In order to manufacture high quality products more efficiently, using CAE software tools to assist product development has become a standard practice in today’s product design and manufacturing world. Identifying the optimal parameters quickly in order to run a productive CAE analysis and shorten the overall simulation time is the key to improve efficiency and accelerate time-to-market, especially for complex products that typically require longer computing time for CAE analysis.
SIMULIA’s Isight is a market-leading CAE solution for automate design exploration and optimization. Isight combines cross-disciplinary models and applications in a simulation process flow, automates their execution, explores the resulting design space, and identifies the optimal design parameters based on required constraints. Isight’s ability to manipulate and map parametric data between process steps and automate multiple simulations greatly improves efficiency, reduce manual errors, and accelerate the evaluation of product design alternatives.
Coupling Moldex3D’s analysis with Isight, users can enjoy the benefits of using these two software products; the task of finding the proper design parameters manually can be fully eliminated to avoid errors and the CAE analysis workflow can be done much more efficiently. In addition, Moldex3D offers the true 3-dimensional filling analysis and its best strength can be demonstrated in the accurate simulation of injection molded optical plastics, which the product precision is an absolute key factor to the success of the products.
In the following case study of an optical mouse, we will illustrate the benefits of using Isight with Moldex3D’s analysis to streamline the simulation process. The lens, mounted on the bottom of the mouse is shown in Figure 1, consists of semi-spherical lens and prism. The prism guides the light emitted from LED to the bottom of mouse as light source. The semi-spherical lens focuses the reflecting light to the receiver of optical sensor. The lens quality affects the accuracy of light transmission. If the lens quality is not good enough, the receiver cannot get clear image. Hence, how to adjust the process parameters during injection to increase dimensional accuracy is the challenge of this case.
Figure 2 is the optical mouse mold with eight cavities. To increase the mesh resolution and computation efficiency, we adopted quarter symmetry model in simulation. The control factors are filling time, packing time, melt temperature and maximum packing pressure. The quality factors are shear stress distribution, total displacement and volume shrinkage distribution. The final goal of this optimization is to find proper process parameter combination for minimum shear stress distribution, minimum total displacement without over-packing.
Decreasing the shear stress can avoid birefringence problem which results from residue stress. Birefringence will blur the original image. Decreasing the total displacement can reduce appearance error which may generate optical aberration problem on lens. Generally speaking, increasing packing time and packing pressure can decrease the total displacement but probably leads to another problem, over-packing. The volume shrinkage value becomes negative if over-packing happens. That is why we would like to take volume shrinkage into consideration as an extra quality factor.

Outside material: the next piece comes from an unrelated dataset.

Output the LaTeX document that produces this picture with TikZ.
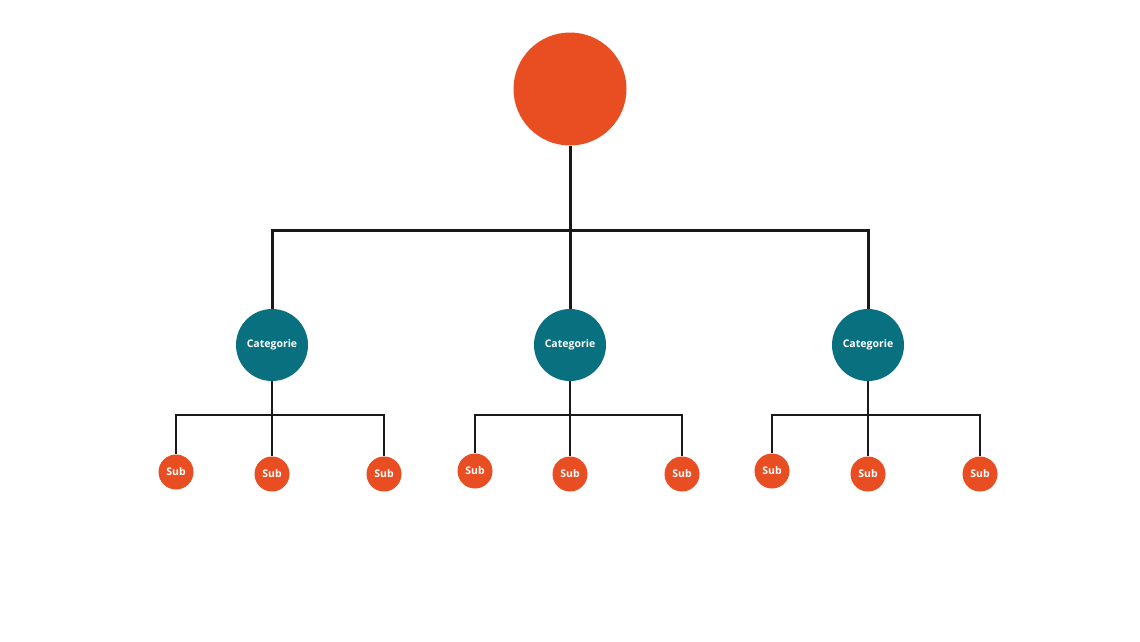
\documentclass[tikz,border=0pt]{standalone}
\usepackage{fontspec}
\setmainfont{Open Sans}
\definecolor{rootorange}{HTML}{E84E22}
\definecolor{catteal}{HTML}{08707F}
\begin{document}
\begin{tikzpicture}[x=1pt,y=-1pt,
  rootnode/.style={circle,fill=rootorange,minimum size=113pt,inner sep=0pt},
  catnode/.style={circle,fill=catteal,minimum size=72pt,inner sep=0pt,text=white,font=\bfseries\fontsize{10.5}{12}\selectfont},
  subnode/.style={circle,fill=rootorange,minimum size=35pt,inner sep=0pt,text=white,font=\bfseries\fontsize{10.5}{12}\selectfont},
  mainline/.style={draw=black!90,line width=3pt},
  subline/.style={draw=black!90,line width=2pt}]
\useasboundingbox (0,0) rectangle (1140,641);
\node[rootnode] (root) at (570,89) {};
\node[catnode] (c1) at (272,345) {Categorie};
\node[catnode] (c2) at (570,345) {Categorie};
\node[catnode] (c3) at (868,345) {Categorie};
\node[subnode] (s11) at (176,472) {Sub};
\node[subnode] (s12) at (272,474) {Sub};
\node[subnode] (s13) at (384,474) {Sub};
\node[subnode] (s21) at (475,471) {Sub};
\node[subnode] (s22) at (570,474) {Sub};
\node[subnode] (s23) at (682,474) {Sub};
\node[subnode] (s31) at (772,471) {Sub};
\node[subnode] (s32) at (868,474) {Sub};
\node[subnode] (s33) at (980,474) {Sub};
\coordinate (j0) at (570,230);
\coordinate (j1) at (272,415);
\coordinate (j2) at (570,415);
\coordinate (j3) at (868,415);
\draw[mainline] (root.south) -- (j0);
\draw[mainline] (j0) -| (c1.north);
\draw[mainline] (j0) -| (c3.north);
\draw[mainline] (j0) -- (c2.north);
\foreach \c/\j in {c1/j1,c2/j2,c3/j3}{\draw[subline] (\c.south) -- (\j);}
\foreach \j/\a/\b/\m in {j1/s11/s13/s12,j2/s21/s23/s22,j3/s31/s33/s32}{
  \draw[subline] (\j) -| (\a.north);
  \draw[subline] (\j) -| (\b.north);
  \draw[subline] (\j) -- (\m.north);
}
\end{tikzpicture}
\end{document}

Table 1 is the discrete setting of control factors. Large parameter range is set in order to detect tendency with the MOST optimization. Figure 3 lists the iteration history in Isight. Isight obtained the optimization result after completing 20 iterations based on Moldex3D preliminary run. The best process parameter combination is the 13th set which is highlighted in green in Figure 3.

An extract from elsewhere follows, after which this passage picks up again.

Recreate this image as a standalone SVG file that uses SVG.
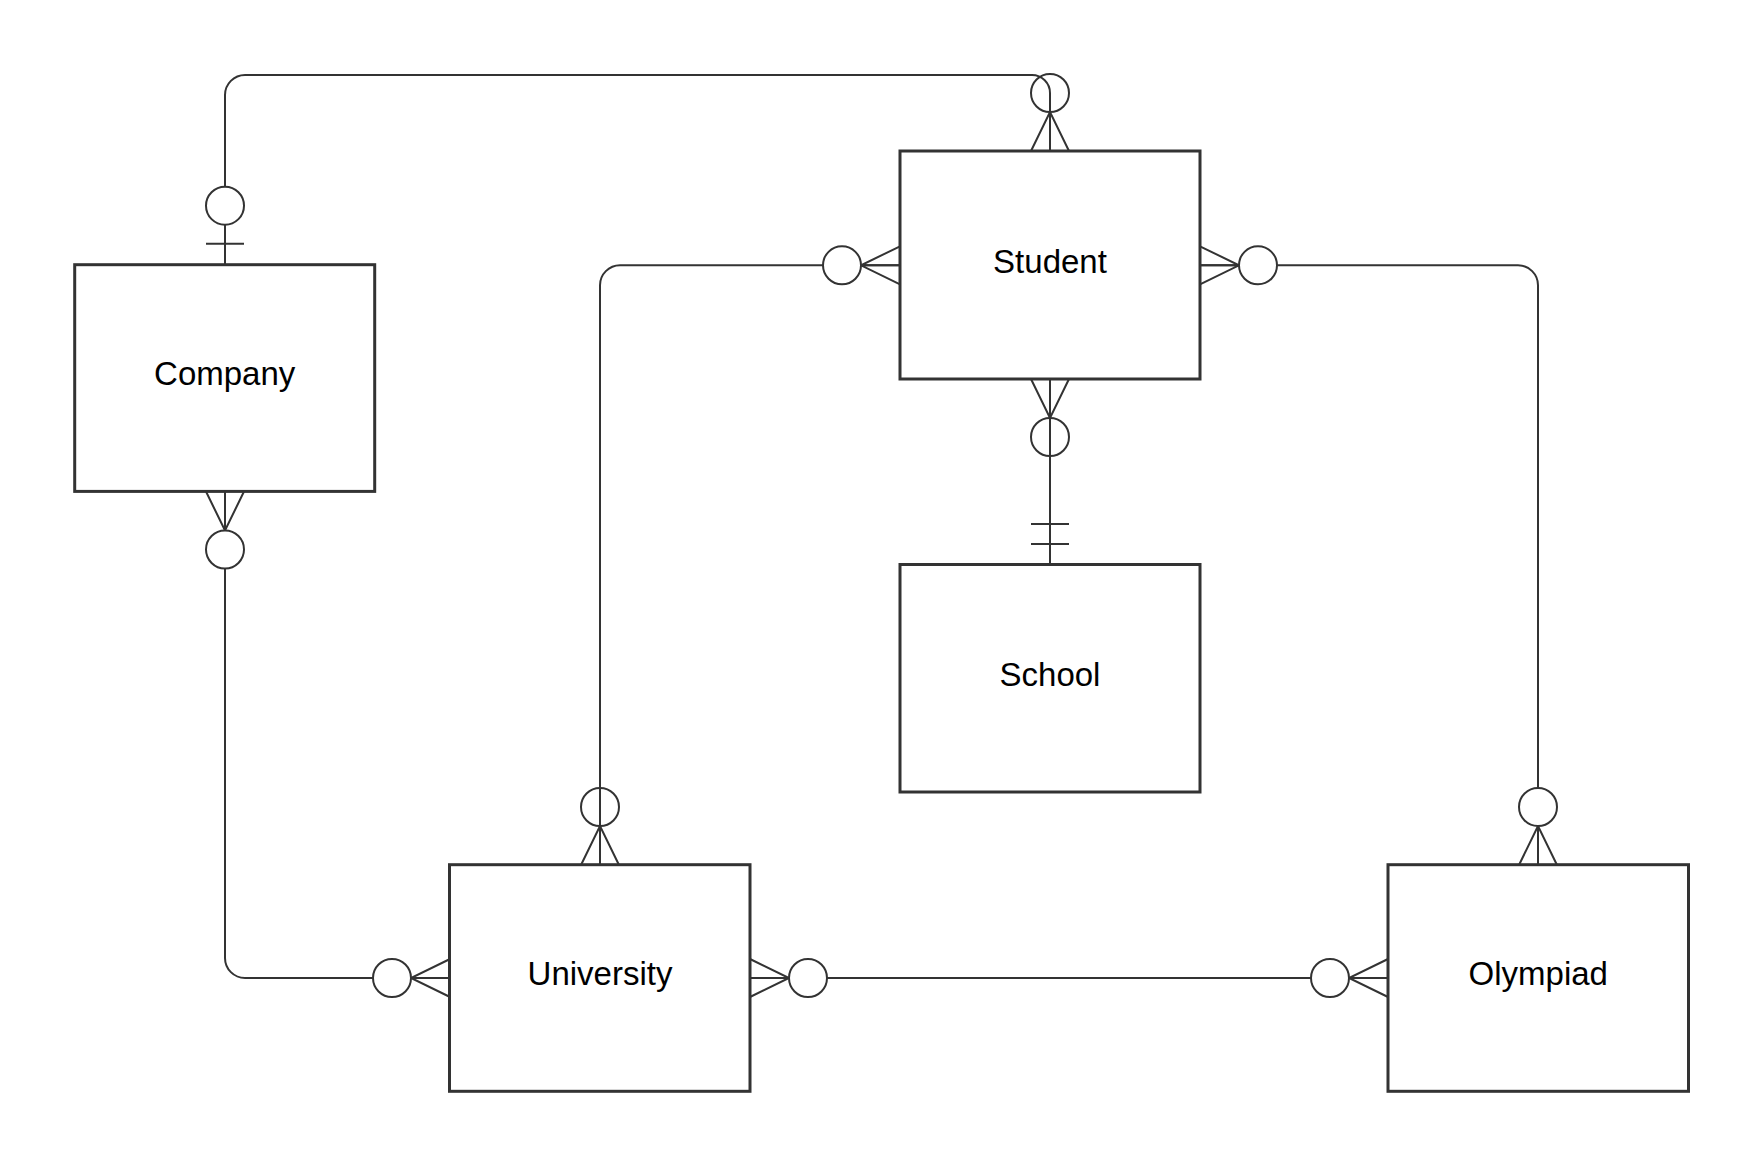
<svg xmlns="http://www.w3.org/2000/svg" xmlns:xlink="http://www.w3.org/1999/xlink" width="1763" height="1166" viewBox="0 0 1763 1166">
<style>
.box{fill:#fff;stroke:#333;stroke-width:3}
.lbl{font-family:"Liberation Sans",Arial,sans-serif;font-size:33px;fill:#000;text-anchor:middle}
.ln{fill:none;stroke:#333;stroke-width:2}
.cw{fill:#fff;stroke:#333;stroke-width:2}
.cn{fill:none;stroke:#333;stroke-width:2}
</style>
<defs>
<g id="zm">
<path class="ln" d="M0,-19 L39,0 L0,19 M0,0 H39"/>
<circle class="cw" cx="58" cy="0" r="19"/>
</g>
<g id="zmn">
<path class="ln" d="M0,-19 L39,0 L0,19 M0,0 H39"/>
<circle class="cn" cx="58" cy="0" r="19"/>
</g>
<g id="zo">
<path class="ln" d="M21,-19 V19"/>
<circle class="cw" cx="59" cy="0" r="19"/>
</g>
<g id="oo">
<path class="ln" d="M20,-19 V19 M40,-19 V19"/>
</g>
</defs>
<rect width="1763" height="1166" fill="#fff"/>
<g id="connectors">
<path class="ln" d="M225,264.7 V95 A20,20 0 0 1 245,75 H1032 A18,18 0 0 1 1050,93 V151"/>
<path class="ln" d="M900,265.3 H620 A20,20 0 0 0 600,285.3 V865"/>
<path class="ln" d="M1200,265.3 H1518 A20,20 0 0 1 1538,285.3 V865"/>
<path class="ln" d="M1050,379 V564"/>
<path class="ln" d="M225,491.5 V958 A20,20 0 0 0 245,978 H450"/>
<path class="ln" d="M750,978 H1388"/>
<use xlink:href="#zo" transform="translate(225,264.7) rotate(-90)"/>
<use xlink:href="#zmn" transform="translate(1050,151) rotate(-90)"/>
<use xlink:href="#zm" transform="translate(900,265.3) rotate(180)"/>
<use xlink:href="#zmn" transform="translate(600,865) rotate(-90)"/>
<use xlink:href="#zm" transform="translate(1200,265.3)"/>
<use xlink:href="#zm" transform="translate(1538,865) rotate(-90)"/>
<use xlink:href="#zmn" transform="translate(1050,379) rotate(90)"/>
<use xlink:href="#oo" transform="translate(1050,564) rotate(-90)"/>
<use xlink:href="#zm" transform="translate(225,491.5) rotate(90)"/>
<use xlink:href="#zm" transform="translate(450,978) rotate(180)"/>
<use xlink:href="#zm" transform="translate(750,978)"/>
<use xlink:href="#zm" transform="translate(1388,978) rotate(180)"/>
</g>
<g id="company">
<rect class="box" x="74.7" y="264.7" width="300" height="226.7"/>
<text class="lbl" x="224.7" y="385">Company</text>
</g>
<g id="student">
<rect class="box" x="900" y="151" width="300" height="228"/>
<text class="lbl" x="1050" y="272.5">Student</text>
</g>
<g id="school">
<rect class="box" x="900" y="564.5" width="300" height="227.5"/>
<text class="lbl" x="1050" y="685.7">School</text>
</g>
<g id="university">
<rect class="box" x="449.5" y="864.7" width="300.5" height="226.6"/>
<text class="lbl" x="600" y="985.3">University</text>
</g>
<g id="olympiad">
<rect class="box" x="1388" y="864.7" width="300.5" height="226.6"/>
<text class="lbl" x="1538.3" y="985.3">Olympiad</text>
</g>
</svg>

Table 1 Discrete setting of control factors, number in red circle is the best process parameter combination
The best parameter combination is: Filling time 1.5s, melt temperature 290℃, packing pressure 100MPa with packing time 5s which are circled in red in Table 1. Table 2 compares the quality factor of optimization with the preliminary analysis. The comparison reveals that the best parameter combination obtained by Isight can achieve the three objectives we set. Especially the total displacement has been reduced by 40% in optimization. Besides, the over-packing problem is alleviated as well. Figure 4 compares the total displacement of preliminary analysis with optimization result under the same scale. The displacement of lens has great improvement especially at the center of lens.